## Data extract
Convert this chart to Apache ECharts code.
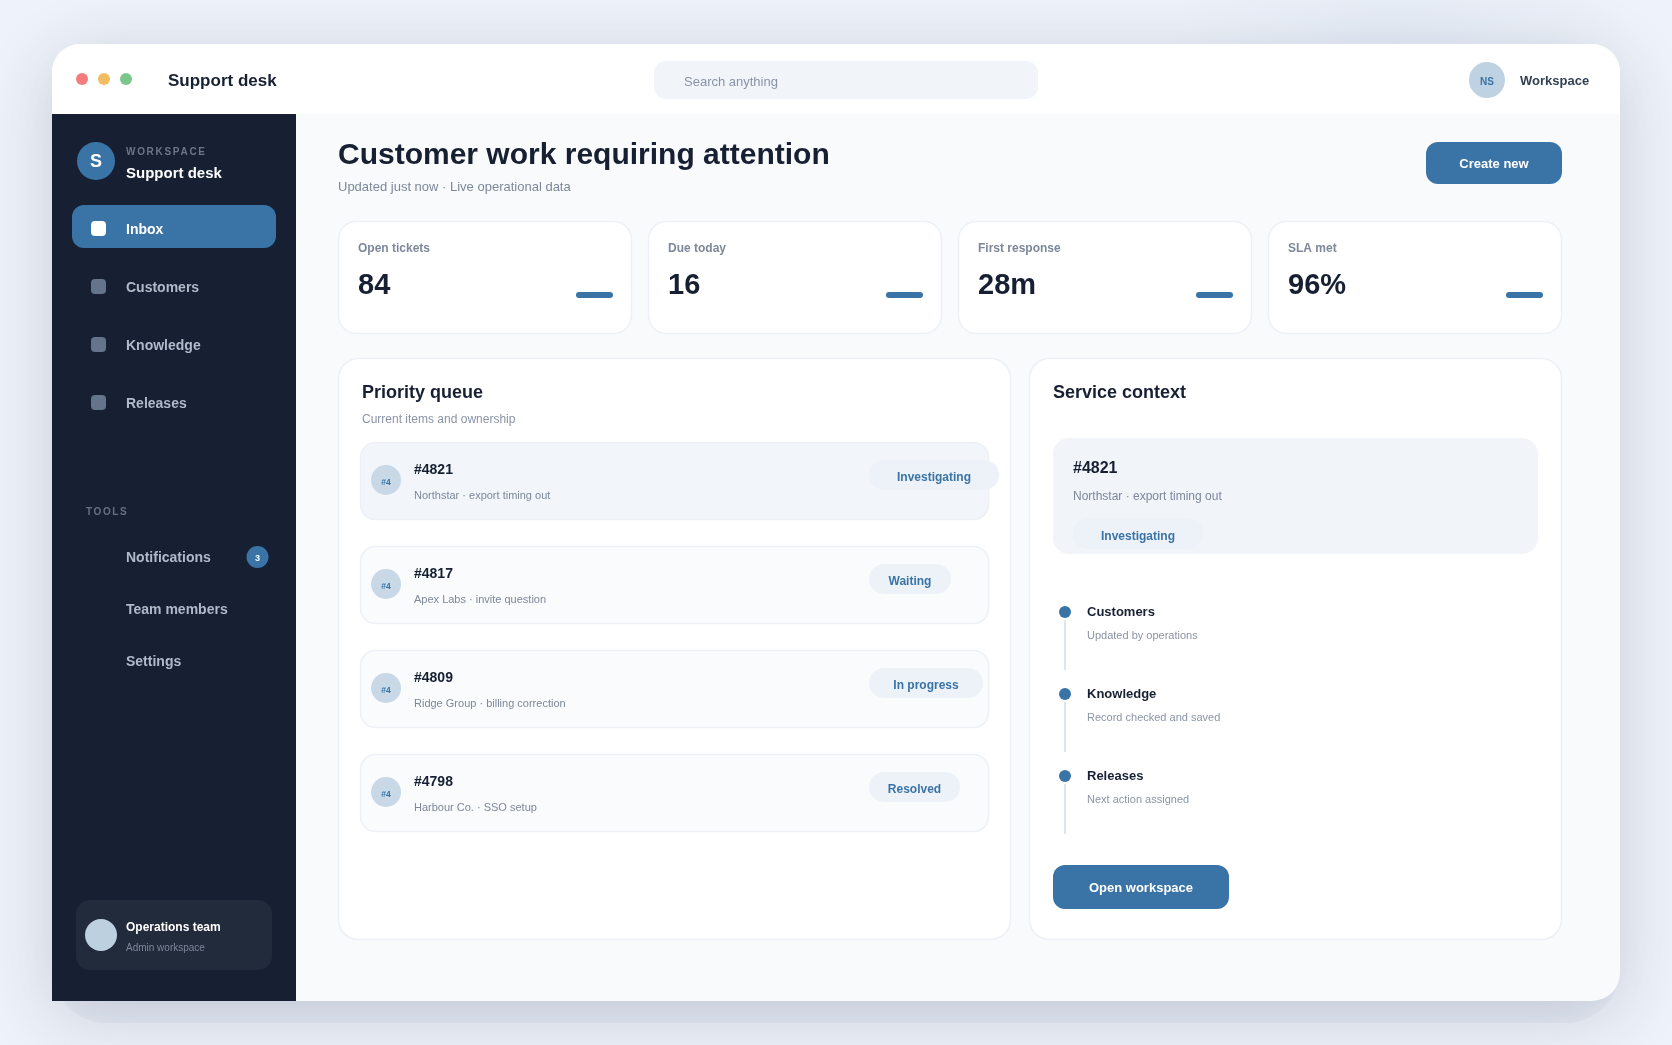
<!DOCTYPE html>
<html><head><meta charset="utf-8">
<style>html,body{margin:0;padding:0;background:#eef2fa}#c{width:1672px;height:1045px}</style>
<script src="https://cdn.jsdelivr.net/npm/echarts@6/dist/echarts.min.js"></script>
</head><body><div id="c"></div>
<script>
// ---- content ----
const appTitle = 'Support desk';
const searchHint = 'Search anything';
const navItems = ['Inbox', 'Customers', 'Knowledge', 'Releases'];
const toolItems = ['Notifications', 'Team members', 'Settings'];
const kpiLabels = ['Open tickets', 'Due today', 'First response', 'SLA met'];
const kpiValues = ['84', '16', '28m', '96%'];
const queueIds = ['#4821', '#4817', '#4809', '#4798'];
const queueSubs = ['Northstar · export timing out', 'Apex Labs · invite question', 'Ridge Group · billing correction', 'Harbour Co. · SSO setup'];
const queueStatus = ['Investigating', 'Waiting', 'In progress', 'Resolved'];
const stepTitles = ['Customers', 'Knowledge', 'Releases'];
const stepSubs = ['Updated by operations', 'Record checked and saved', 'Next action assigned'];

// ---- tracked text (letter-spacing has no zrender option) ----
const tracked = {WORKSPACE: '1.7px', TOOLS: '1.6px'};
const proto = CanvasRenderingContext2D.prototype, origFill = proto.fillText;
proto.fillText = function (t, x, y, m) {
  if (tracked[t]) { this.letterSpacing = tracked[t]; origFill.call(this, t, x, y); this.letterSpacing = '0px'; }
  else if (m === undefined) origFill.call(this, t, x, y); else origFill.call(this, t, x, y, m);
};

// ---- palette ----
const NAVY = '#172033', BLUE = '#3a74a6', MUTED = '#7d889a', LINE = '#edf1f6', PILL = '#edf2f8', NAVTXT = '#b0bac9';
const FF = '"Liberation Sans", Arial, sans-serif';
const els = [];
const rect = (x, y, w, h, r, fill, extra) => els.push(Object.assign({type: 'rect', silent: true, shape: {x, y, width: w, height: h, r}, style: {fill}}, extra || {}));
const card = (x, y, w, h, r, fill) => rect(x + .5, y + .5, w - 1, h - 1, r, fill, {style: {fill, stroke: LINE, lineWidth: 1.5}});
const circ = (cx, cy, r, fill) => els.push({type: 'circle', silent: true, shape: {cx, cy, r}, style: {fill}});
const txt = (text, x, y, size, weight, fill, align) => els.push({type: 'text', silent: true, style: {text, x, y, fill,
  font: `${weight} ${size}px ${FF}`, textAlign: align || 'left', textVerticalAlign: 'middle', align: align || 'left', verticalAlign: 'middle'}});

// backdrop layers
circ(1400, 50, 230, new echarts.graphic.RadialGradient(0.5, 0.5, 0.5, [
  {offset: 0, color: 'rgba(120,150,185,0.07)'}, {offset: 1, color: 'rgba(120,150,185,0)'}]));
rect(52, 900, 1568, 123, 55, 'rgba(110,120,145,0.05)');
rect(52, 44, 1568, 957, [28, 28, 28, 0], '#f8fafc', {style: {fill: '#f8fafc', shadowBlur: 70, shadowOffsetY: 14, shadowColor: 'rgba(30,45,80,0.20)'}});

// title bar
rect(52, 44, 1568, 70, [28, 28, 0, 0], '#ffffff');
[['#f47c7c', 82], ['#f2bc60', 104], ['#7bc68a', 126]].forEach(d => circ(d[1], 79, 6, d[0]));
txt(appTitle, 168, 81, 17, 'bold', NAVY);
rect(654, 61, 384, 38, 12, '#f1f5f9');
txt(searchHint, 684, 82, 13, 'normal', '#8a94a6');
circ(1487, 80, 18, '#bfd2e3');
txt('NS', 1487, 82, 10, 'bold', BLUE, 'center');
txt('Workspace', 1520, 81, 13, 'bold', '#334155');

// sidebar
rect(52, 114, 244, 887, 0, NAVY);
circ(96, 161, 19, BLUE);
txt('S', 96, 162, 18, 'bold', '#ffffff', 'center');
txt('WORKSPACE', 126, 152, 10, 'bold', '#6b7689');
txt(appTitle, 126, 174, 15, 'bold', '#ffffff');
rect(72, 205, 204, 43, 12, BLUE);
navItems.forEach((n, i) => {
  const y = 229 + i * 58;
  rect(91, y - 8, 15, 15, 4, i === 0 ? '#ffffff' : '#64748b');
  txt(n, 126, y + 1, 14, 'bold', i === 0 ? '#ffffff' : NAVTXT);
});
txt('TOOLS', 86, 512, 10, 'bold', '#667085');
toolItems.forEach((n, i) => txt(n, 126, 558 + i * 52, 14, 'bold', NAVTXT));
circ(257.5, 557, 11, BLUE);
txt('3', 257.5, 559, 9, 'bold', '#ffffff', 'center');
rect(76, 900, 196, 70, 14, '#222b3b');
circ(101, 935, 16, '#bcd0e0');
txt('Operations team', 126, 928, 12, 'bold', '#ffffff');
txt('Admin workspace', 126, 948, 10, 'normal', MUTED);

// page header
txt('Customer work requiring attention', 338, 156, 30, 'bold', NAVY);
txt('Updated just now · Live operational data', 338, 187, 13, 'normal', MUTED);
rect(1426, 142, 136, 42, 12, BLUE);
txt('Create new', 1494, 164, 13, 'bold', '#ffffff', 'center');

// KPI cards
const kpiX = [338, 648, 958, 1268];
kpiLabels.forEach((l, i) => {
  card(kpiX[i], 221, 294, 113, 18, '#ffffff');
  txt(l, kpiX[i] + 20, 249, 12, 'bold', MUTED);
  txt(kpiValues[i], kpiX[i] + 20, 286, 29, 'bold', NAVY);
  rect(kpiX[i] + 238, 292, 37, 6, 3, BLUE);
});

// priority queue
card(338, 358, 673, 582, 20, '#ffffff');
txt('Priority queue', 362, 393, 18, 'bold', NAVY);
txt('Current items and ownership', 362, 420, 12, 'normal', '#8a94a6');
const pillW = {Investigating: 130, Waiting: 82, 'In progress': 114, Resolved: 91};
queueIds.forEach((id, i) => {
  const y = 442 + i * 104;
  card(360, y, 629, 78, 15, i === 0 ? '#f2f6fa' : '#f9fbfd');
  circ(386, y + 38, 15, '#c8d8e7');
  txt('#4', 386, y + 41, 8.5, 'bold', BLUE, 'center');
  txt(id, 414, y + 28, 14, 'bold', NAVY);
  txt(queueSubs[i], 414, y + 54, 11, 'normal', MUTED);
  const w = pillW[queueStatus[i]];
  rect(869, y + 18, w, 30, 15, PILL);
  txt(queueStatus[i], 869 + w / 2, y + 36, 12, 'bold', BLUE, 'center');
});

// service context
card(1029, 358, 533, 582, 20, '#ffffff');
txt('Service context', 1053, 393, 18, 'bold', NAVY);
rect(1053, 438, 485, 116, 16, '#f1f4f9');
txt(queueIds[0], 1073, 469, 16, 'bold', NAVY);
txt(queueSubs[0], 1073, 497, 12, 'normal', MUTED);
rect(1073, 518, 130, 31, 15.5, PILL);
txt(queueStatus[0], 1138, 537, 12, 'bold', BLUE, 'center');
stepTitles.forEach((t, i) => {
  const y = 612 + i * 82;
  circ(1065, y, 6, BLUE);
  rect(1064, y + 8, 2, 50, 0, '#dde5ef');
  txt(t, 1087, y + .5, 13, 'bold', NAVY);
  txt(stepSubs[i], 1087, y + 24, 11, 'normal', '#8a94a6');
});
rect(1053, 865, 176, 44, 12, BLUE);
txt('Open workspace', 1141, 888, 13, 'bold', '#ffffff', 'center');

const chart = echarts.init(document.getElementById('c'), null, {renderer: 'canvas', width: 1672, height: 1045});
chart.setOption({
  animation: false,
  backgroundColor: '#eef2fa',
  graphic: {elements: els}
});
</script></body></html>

## What the exercise asks
From the data, collect all lines where the string "this" appears.

## Complete answer
Convert this chart to Apache ECharts code.
  if (tracked[t]) { this.letterSpacing = tracked[t]; origFill.call(this, t, x, y); this.letterSpacing = '0px'; }
  else if (m === undefined) origFill.call(this, t, x, y); else origFill.call(this, t, x, y, m);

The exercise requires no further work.